Looks like the database is up Feb. 11th so far. Perhaps by tomorrow I'll be able to join the team. :)

NeoGen
04-19-2004, 06:32 PM
I've just seen the stats on distributed.net. :shock:
But from what I understood from the posts previous to mine, it will be updated, right?

em99010pepe
04-19-2004, 06:37 PM
I've just seen the stats on distributed.net. :shock:
But from what I understood from the posts previous to mine, it will be updated, right?

I hope so.

SB2
04-19-2004, 11:13 PM
I've just seen the stats on distributed.net. :shock:
But from what I understood from the posts previous to mine, it will be updated, right?

The stats are now up to Feb 21st, so one can hope all is not lost, yet.

SB2
04-23-2004, 11:23 AM
Statistics are now current (http://stats.distributed.net/team/tmsummary.php?project_id=8&team=940186047).

Also finally recieved my password and should (fingers crossed) show in tonights stats run. :)

Ototero
11-18-2005, 02:21 PM
More AAAARRRRRHHHHHHHHH


Thanks to poor driver support, we had been running for who knows how long with
3 failing drives in the raid10 array that housed the database. But that wasn't
actually what caused the outage... if a machine with an 8500 in it goes down
unexpectedly (think power failure), the controller can't trust the data on the
drives to be in-sync, so it needs to rebuild the array. Unfortunately, one
of the drives it picked to be authoritative was failing, and decided that it
wasn't going to give up it's data.

Unfortunately we've been unable to recover the array. We tried using spinrite
as a last resort, but at the rate it was going it would have taken something
like a week to recover the drive. This means that when we get back online,
we'll be running from a stats backup taken Nov. 6, about 4 days before the
failure. Any changes made to participant accounts or teams in the meantime will
have been lost.

In an ironic twist of fate, we've been working on getting a new machine in
production that would have allowed replicating user-modifiable tables (ie:
participant accounts and teams) to another machine. Had that been in place we
would have lost very little, if any, of this data.

The current situation is that we've bought 3 new drives and used them to
rebuild the array. We've also taken this opportunity to upgrade to FreeBSD 6.0.
But now any time we try to access the array, the machine reboots.

Once someone is on-site to investigate we'll hopefully know more.


What a waste of my crunching. I'm off to Folding@Home until the cows come home ;)

Brucifer
11-18-2005, 06:02 PM
Well as much as this all sux, I guess it's really about the first big foobar for distributed.net. But still..... will just have to see how things pan out the next few days.
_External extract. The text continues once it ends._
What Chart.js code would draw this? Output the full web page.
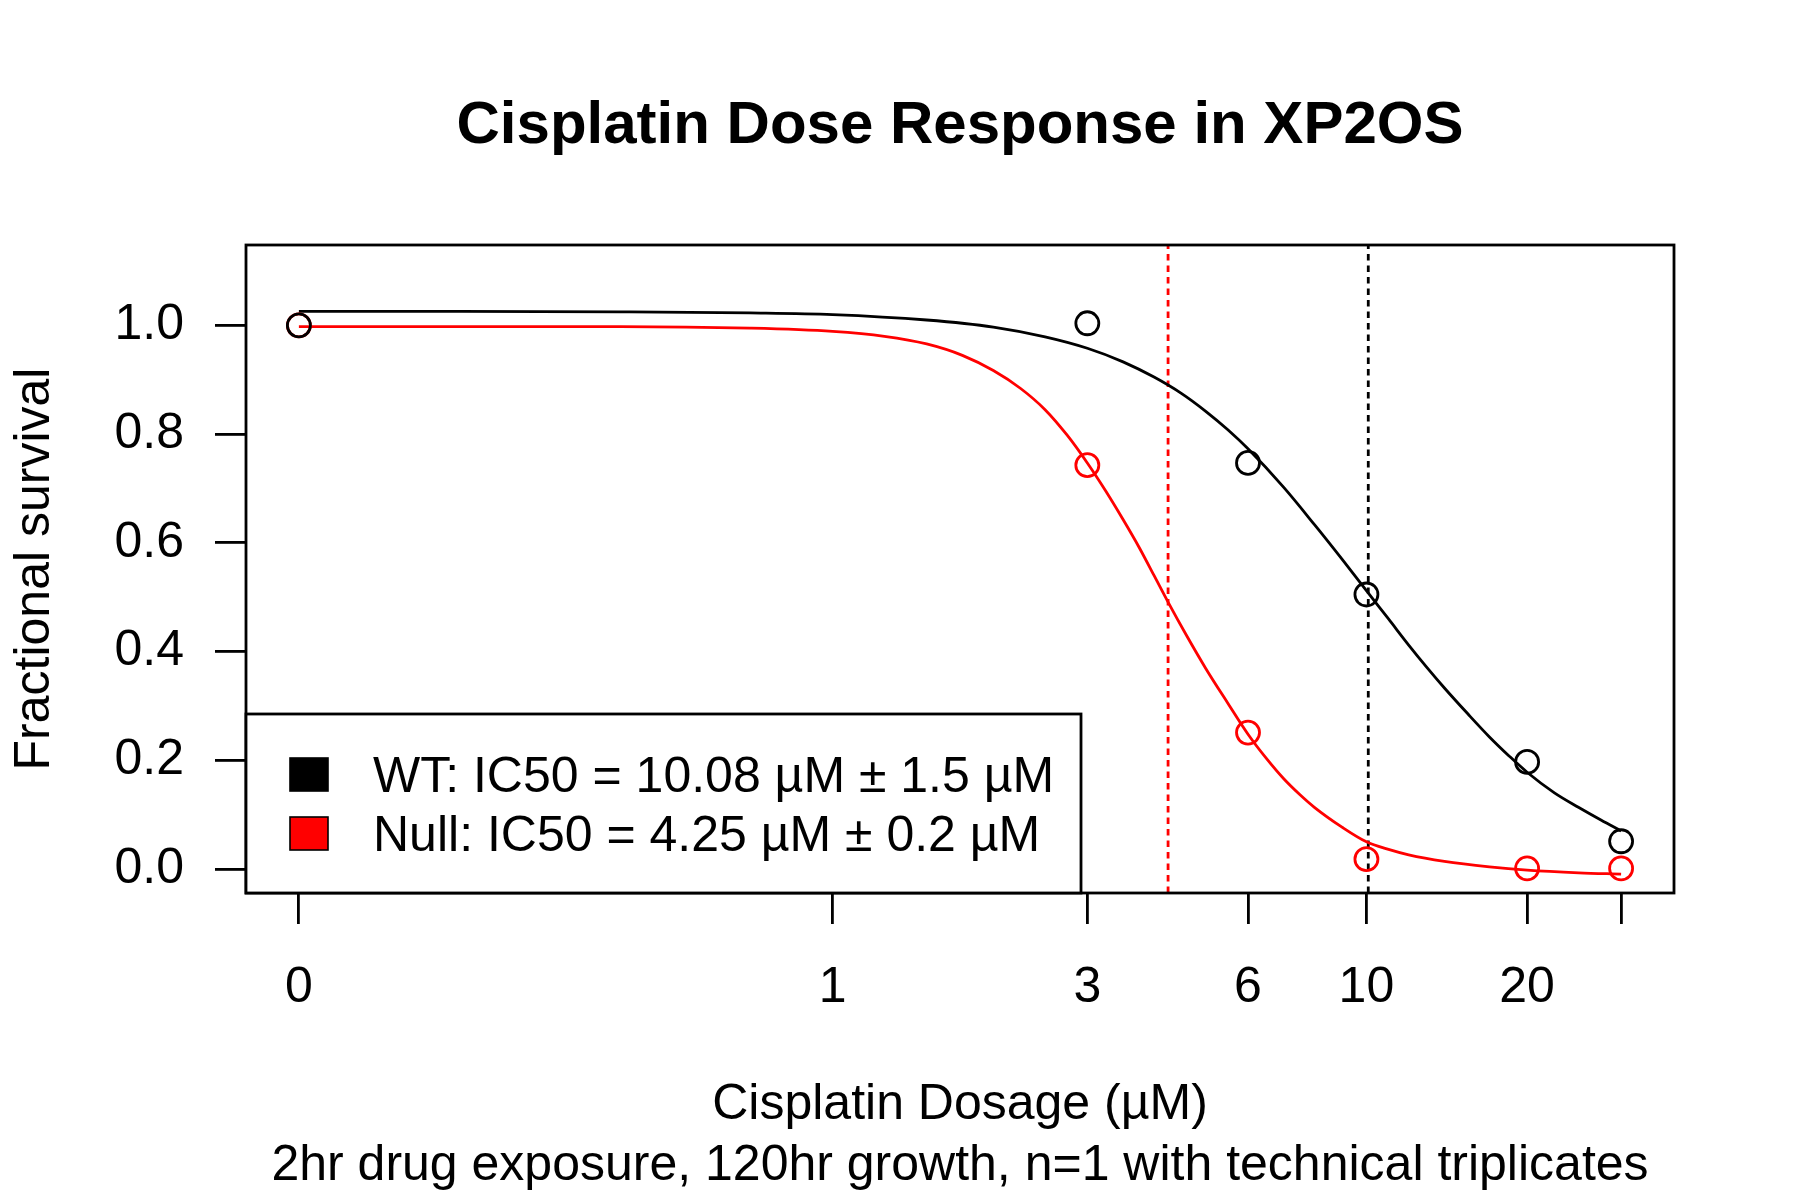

If much is lost, I would imagine that it will impact the number of people participating. :(

Sometimes, things just seem to get a little bit discouraging in this crunching game...

Brucifer
11-19-2005, 08:00 AM
Well crapolina, here it is, the wee hours of the morning here, 1:00am PST, and the dnet stats are back down again due to another hardware failure accoring to their web site. Not good. :(

They musta hired some boinc people or something........

NeoGen
11-28-2005, 05:10 PM
DNet stats back up again!

They seem to be a few days behind yet, but catching up quickly.

Brucifer
05-22-2006, 11:33 PM
Well it looks like things are rocking along for dnet again. :) I've got a little effort going on OGR-P2. A little break from the monotony. :)

Might even have to do a minor run on this project for a little bit, sorta see if it brings forth anymore life around this team.... heh heh he says as he rabidly digs through his closet for his "stomping boots." bwahahahaha :twisted: